Establishing an overseas brand in the UK is no walk in the park and Right at Home, the elderly care franchise, faced the familiar challenge upon its entry to the British market in 2010. This had a telling impact on the process of finding its first UK franchisee and identifying the necessary attributes. “Despite global presence and being a market-leader in the US, Right at Home was not a recognised brand within the UK,” says Ken Deary, managing director at Right at Home UK. “We were only prepared to engage with a potential franchisee whom was as excited as we were about the opportunity that Right at Home UK presented. Furthermore we were looking to identify key skills such as leadership, communication, innovation and charisma that would inspire like-minded others to enquire about joining our team.”

Following a rigorous recruitment process, Right at Home named Tim Haigh, now owner and managing director or Right at Home Sutton and Epsom, as its first franchisee in the UK. Haigh had previously been head of communications at Reed Elsevier, the multinational publishing and information firm, before deciding to look into the opportunity presented by franchising. Needless to say, he had all the attributes that Deary sought in a first franchisee. “Early discussions indicated that Tim ticked many of the boxes in terms of qualities which we were looking for, such as passion for the industry, making a difference and a great attitude,” says Deary.

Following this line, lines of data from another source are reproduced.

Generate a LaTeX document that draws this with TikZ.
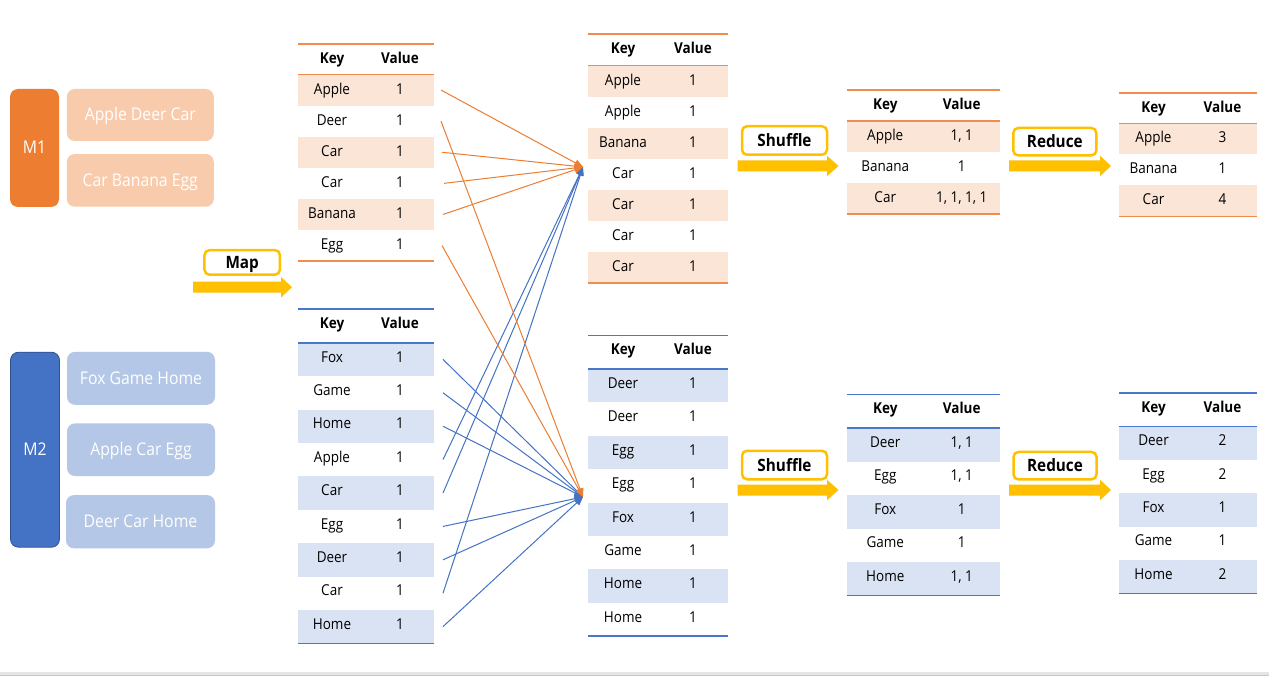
\documentclass[tikz,border=0pt]{standalone}
\usepackage{fontspec}
\setmainfont{Open Sans}[FakeStretch=0.9]
\usetikzlibrary{arrows.meta}
\definecolor{ordark}{HTML}{ED7D31}
\definecolor{orbox}{HTML}{F8CBAD}
\definecolor{orshade}{HTML}{FBE5D6}
\definecolor{orrule}{HTML}{F08C4E}
\definecolor{bldark}{HTML}{4472C4}
\definecolor{blborder}{HTML}{2F528F}
\definecolor{blbox}{HTML}{B4C7E7}
\definecolor{blshade}{HTML}{DAE3F3}
\definecolor{blrule}{HTML}{4A78C8}
\definecolor{yel}{HTML}{FFC000}
\tikzset{
  every node/.style={inner sep=0pt, outer sep=0pt},
  cell/.style={font=\fontsize{15}{18}\selectfont, anchor=base, text=black},
  hdr/.style={font=\fontsize{15}{18}\selectfont\bfseries, anchor=base, text=black},
  trule/.style={line width=1.6pt},
  src/.style={rounded corners=8pt, text=white, font=\fontsize{17.5}{20}\selectfont, text height=12pt, text depth=0pt},
  lbl/.style={draw=yel, line width=2.5pt, fill=white, rounded corners=5pt, font=\fontsize{17}{20}\selectfont\bfseries, text height=12pt, text depth=0pt},
  ora/.style={draw=ordark, line width=1pt, -{Triangle[length=8.5pt,width=7pt]}},
  bla/.style={draw=bldark, line width=1pt, -{Triangle[length=8.5pt,width=7pt]}},
}
% #1 name, #2 xL, #3 xR, #4 ytop, #5 yhead, #6 rowh, #7 theme, #8 baseline offset, #9 rows
\newcommand{\kvtab}[9]{%
  \foreach \kk/\vv [count=\ii] in {#9}{%
    \pgfmathsetmacro\yc{#5+(\ii-0.5)*#6}%
    \ifodd\ii \def\rf{#7shade}\else\def\rf{white}\fi
    \node[fill=\rf, minimum width={(#3-#2)*1pt}, minimum height={#6*1pt}] (#1-\ii) at ({(#2+#3)/2},\yc) {};
    \node[cell] (#1-\ii-k) at ({#2+0.25*(#3-#2)},\yc+#8) {\kk};
    \node[cell] (#1-\ii-v) at ({#2+0.75*(#3-#2)},\yc+#8) {\vv};
    \pgfmathsetmacro\yb{#5+\ii*#6}\xdef\kvbot{\yb}%
  }
  \node[hdr] (#1-hk) at ({#2+0.25*(#3-#2)},{(#4+#5)/2+#8}) {Key};
  \node[hdr] (#1-hv) at ({#2+0.75*(#3-#2)},{(#4+#5)/2+#8}) {Value};
  \draw[trule,#7rule] (#2,#4) -- (#3,#4) (#2,#5) -- (#3,#5) (#2,\kvbot) -- (#3,\kvbot);
}
% #1 shaft start x, #2 head base x, #3 tip x, #4 centre y
\newcommand{\yarrow}[4]{%
  \fill[yel] (#1,#4-5.5) -- (#2,#4-5.5) -- (#2,#4-10.3) -- (#3,#4) -- (#2,#4+10.3) -- (#2,#4+5.5) -- (#1,#4+5.5) -- cycle;
}
\begin{document}
\begin{tikzpicture}[x=1pt,y=-1pt]
\useasboundingbox (0,0) rectangle (1269,676);
\fill[white] (0,0) rectangle (1269,676);
\fill[black!10] (0,672) rectangle (1269,674.5);
\fill[black!22] (0,674.5) rectangle (1269,676);

% input splits
\node[src, fill=ordark, minimum width=49pt, minimum height=118pt] (m1) at (34.5,148) {M1};
\node[src, fill=orbox, minimum width=147pt, minimum height=52pt] (s1) at (140.3,115) {Apple Deer Car};
\node[src, fill=orbox, minimum width=147pt, minimum height=52.7pt] (s2) at (140.3,180.4) {Car Banana Egg};
\node[src, fill=bldark, draw=blborder, line width=0.8pt, minimum width=49pt, minimum height=195pt] (m2) at (35,449.7) {M2};
\node[src, fill=blbox, minimum width=148pt, minimum height=53pt] (s3) at (141,378.3) {Fox Game Home};
\node[src, fill=blbox, minimum width=148pt, minimum height=52.7pt] (s4) at (141,449.7) {Apple Car Egg};
\node[src, fill=blbox, minimum width=149pt, minimum height=53.3pt] (s5) at (140.5,521.7) {Deer Car Home};

% stage labels and arrows
\yarrow{193}{281}{292}{287.2}
\node[lbl, minimum width=75.5pt, minimum height=24.5pt] (map) at (242.2,262.4) {Map};
\yarrow{737.5}{827}{838.5}{166}
\node[lbl, minimum width=85pt, minimum height=28.5pt] (sh1) at (784.5,140.5) {Shuffle};
\yarrow{737.5}{827}{838.5}{490}
\node[lbl, minimum width=85pt, minimum height=28.5pt] (sh2) at (784.5,465) {Shuffle};
\yarrow{1009}{1100}{1111}{166}
\node[lbl, minimum width=83pt, minimum height=27.5pt] (rd1) at (1054.8,141.7) {Reduce};
\yarrow{1009}{1100}{1111}{490}
\node[lbl, minimum width=83pt, minimum height=27.5pt] (rd2) at (1055,465.7) {Reduce};

% tables
\kvtab{a}{298}{434}{44}{74.5}{31.1}{or}{4}{Apple/1, Deer/1, Car/1, Car/1, Banana/1, Egg/1}
\kvtab{b}{298}{434}{309}{342.7}{33.4}{bl}{2.7}{Fox/1, Game/1, Home/1, Apple/1, Car/1, Egg/1, Deer/1, Car/1, Home/1}
\kvtab{c}{588}{728}{34}{65.5}{31.1}{or}{4}{Apple/1, Apple/1, Banana/1, Car/1, Car/1, Car/1, Car/1}
\kvtab{d}{588}{728}{335.3}{369}{33.4}{bl}{2.7}{Deer/1, Deer/1, Egg/1, Egg/1, Fox/1, Game/1, Home/1, Home/1}
\kvtab{e}{847}{1000}{90}{121}{31.1}{or}{4}{Apple/{1, 1}, Banana/1, Car/{1, 1, 1, 1}}
\kvtab{f}{1119}{1257}{93}{123.5}{31}{or}{4}{Apple/3, Banana/1, Car/4}
\kvtab{g}{847}{1000}{394.5}{428}{33.5}{bl}{2.7}{Deer/{1, 1}, Egg/{1, 1}, Fox/1, Game/1, Home/{1, 1}}
\kvtab{h}{1119}{1257}{393}{426.3}{33.4}{bl}{2.7}{Deer/2, Egg/2, Fox/1, Game/1, Home/2}

% partition targets
\coordinate (tA) at (583,167);
\coordinate (tB) at (583,497);

% blue connectors
\draw[bla] ([xshift=9pt]b-1.east) -- (tB);
\draw[bla] ([xshift=9pt]b-2.east) -- (tB);
\draw[bla] ([xshift=9pt]b-3.east) -- (tB);
\draw[bla] ([xshift=9pt]b-4.east) -- (tA);
\draw[bla] ([xshift=9pt]b-5.east) -- (tA);
\draw[bla] ([xshift=9pt]b-6.east) -- (tB);
\draw[bla] ([xshift=9pt]b-7.east) -- (tB);
\draw[bla] ([xshift=9pt]b-8.east) -- (tA);
\draw[bla] ([xshift=9pt]b-9.east) -- (tB);
% orange connectors
\draw[ora] ([xshift=7pt]a-1.east) -- (tA);
\draw[ora] ([xshift=7pt]a-2.east) -- (tB);
\draw[ora] ([xshift=8pt]a-3.east) -- (tA);
\draw[ora] ([xshift=10pt]a-4.east) -- (tA);
\draw[ora] ([xshift=9pt]a-5.east) -- (tA);
\draw[ora] ([xshift=8pt]a-6.east) -- (tB);
\end{tikzpicture}
\end{document}
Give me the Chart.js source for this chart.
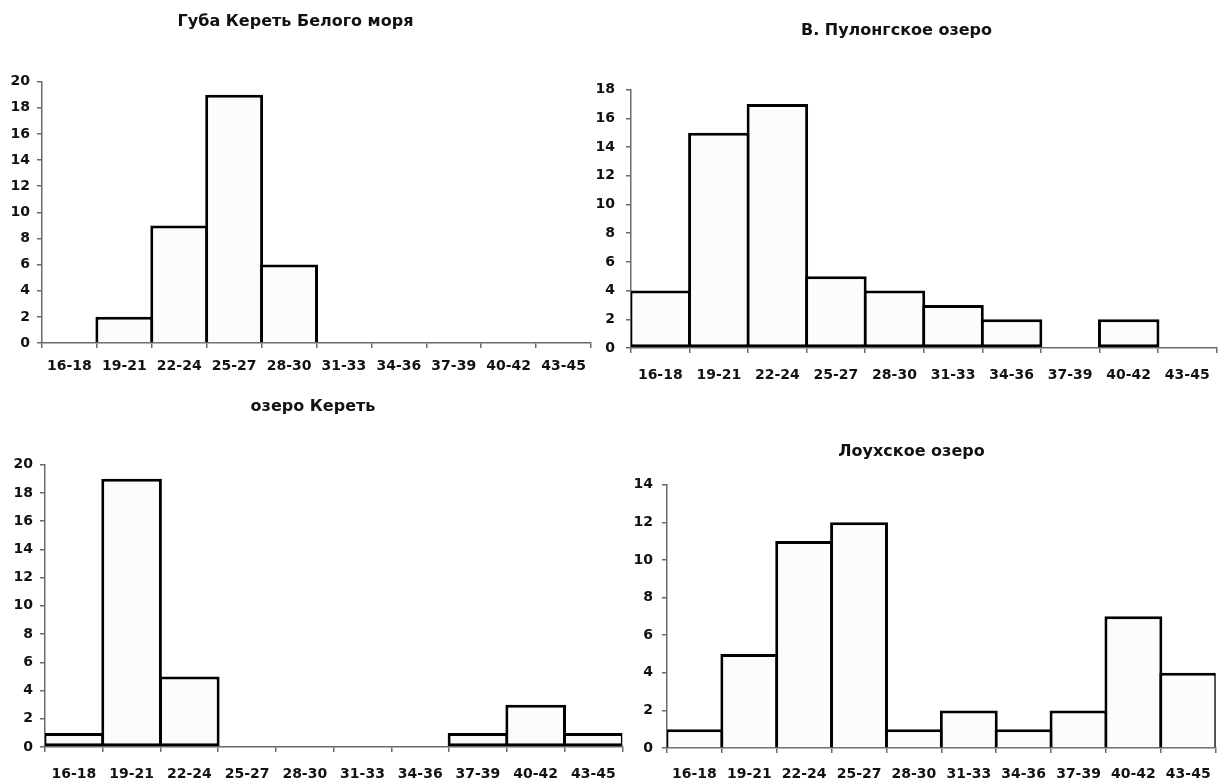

Haigh has since gone on to become chairman of Right at Home UK’s Franchisee Advisory Council, with his own franchise outstripping initial financial projections. “Tim has been liaising tirelessly with us to further develop the brand and business model and has been a great ambassador for the Right at Home UK brand,” Deary adds. For a franchisee, being on the same wavelength as the franchisor is an essential part of a successful relationship – something that Deary concurs with. “They will be representing your brand, therefore a shared ethos is essential,” he says.”